Collect every line of the records below that contains the word "this".

▶ [EXERCISE DATA]:
══════
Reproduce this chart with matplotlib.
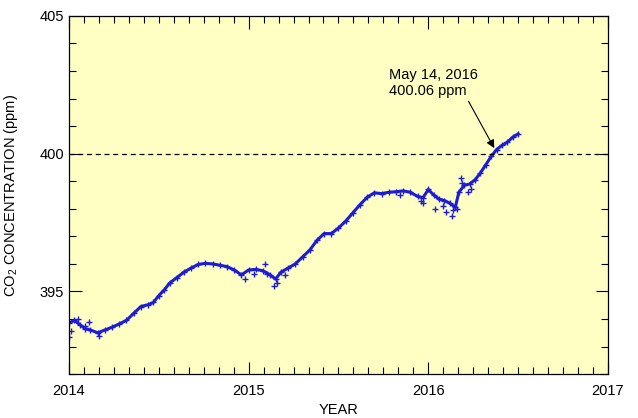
══════
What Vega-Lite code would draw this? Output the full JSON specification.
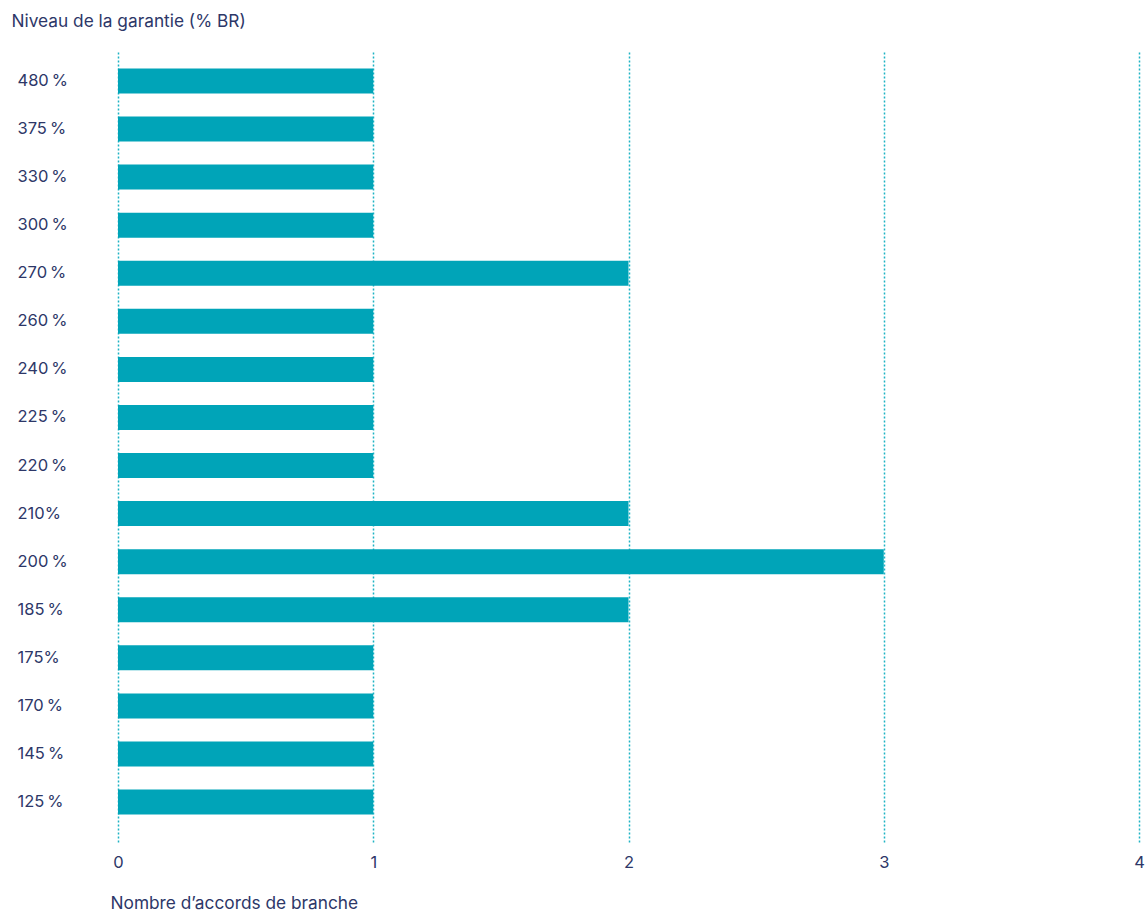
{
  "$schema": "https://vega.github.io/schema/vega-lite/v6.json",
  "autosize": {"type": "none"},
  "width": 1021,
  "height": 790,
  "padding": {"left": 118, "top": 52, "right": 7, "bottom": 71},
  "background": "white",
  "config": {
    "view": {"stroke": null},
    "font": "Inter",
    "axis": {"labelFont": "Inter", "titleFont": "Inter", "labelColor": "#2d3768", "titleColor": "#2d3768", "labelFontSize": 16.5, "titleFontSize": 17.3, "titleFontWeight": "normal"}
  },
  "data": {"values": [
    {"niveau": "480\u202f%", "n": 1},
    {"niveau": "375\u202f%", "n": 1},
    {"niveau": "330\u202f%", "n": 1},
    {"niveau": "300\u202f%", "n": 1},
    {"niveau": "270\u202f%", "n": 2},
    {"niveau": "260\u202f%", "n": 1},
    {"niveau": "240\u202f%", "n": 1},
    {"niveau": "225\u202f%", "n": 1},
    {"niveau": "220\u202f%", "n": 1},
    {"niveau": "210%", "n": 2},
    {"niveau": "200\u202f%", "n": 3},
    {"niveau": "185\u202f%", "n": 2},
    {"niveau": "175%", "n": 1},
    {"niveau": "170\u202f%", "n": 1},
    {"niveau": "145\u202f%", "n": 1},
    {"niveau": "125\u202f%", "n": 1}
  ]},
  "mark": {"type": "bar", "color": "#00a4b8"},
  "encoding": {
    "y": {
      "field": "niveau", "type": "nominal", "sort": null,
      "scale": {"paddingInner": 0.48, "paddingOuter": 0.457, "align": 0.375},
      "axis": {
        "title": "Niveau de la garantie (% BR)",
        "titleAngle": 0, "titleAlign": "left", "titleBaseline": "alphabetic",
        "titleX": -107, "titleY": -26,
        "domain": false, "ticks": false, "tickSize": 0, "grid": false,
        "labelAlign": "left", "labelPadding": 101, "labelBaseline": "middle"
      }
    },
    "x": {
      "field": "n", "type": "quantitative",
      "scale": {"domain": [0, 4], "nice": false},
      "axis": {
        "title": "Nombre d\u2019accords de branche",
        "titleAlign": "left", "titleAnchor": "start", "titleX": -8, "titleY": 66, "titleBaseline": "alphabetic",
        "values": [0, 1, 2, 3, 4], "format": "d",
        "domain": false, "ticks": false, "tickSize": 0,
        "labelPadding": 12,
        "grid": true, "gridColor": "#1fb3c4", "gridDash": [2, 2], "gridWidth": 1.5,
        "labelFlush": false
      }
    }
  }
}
══════
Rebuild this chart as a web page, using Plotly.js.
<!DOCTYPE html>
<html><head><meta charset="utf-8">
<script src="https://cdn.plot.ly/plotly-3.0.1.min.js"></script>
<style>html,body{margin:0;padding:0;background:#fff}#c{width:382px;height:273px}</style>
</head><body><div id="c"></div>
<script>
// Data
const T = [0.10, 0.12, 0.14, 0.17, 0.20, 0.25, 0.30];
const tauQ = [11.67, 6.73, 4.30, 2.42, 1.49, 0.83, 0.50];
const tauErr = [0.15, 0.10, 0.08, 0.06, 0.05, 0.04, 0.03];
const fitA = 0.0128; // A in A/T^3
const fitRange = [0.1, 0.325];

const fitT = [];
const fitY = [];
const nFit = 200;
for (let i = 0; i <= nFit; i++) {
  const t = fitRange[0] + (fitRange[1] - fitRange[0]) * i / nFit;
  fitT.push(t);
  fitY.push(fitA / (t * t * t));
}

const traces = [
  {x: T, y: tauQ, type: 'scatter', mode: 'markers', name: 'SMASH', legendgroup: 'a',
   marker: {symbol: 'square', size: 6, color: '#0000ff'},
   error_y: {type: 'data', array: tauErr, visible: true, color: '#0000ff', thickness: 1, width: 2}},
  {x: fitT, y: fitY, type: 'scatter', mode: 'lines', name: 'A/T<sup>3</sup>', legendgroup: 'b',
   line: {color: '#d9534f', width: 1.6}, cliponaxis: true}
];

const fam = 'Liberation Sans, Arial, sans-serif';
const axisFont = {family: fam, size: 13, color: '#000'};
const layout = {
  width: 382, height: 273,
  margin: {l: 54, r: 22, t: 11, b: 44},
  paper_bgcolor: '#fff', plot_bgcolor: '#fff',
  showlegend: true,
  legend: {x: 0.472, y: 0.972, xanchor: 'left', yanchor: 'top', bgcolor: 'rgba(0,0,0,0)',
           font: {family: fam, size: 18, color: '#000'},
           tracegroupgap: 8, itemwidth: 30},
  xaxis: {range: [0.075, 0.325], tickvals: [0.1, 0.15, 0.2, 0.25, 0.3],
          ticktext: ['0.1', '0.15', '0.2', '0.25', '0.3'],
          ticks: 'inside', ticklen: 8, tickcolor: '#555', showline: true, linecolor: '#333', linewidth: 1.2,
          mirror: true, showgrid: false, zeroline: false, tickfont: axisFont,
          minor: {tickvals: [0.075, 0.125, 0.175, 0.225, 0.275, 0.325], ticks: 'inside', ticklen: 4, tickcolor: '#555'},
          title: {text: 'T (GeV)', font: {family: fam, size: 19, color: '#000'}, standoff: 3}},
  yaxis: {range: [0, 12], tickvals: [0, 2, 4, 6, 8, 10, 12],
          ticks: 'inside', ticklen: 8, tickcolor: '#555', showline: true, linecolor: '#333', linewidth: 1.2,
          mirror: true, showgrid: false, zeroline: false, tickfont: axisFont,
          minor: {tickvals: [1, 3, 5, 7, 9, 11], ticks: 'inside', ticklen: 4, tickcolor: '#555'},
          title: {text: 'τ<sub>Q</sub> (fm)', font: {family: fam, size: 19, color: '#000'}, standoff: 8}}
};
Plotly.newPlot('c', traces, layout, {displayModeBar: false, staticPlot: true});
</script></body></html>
══════
▶ [RESULT]:
Reproduce this chart with matplotlib.
What Vega-Lite code would draw this? Output the full JSON specification.
Rebuild this chart as a web page, using Plotly.js.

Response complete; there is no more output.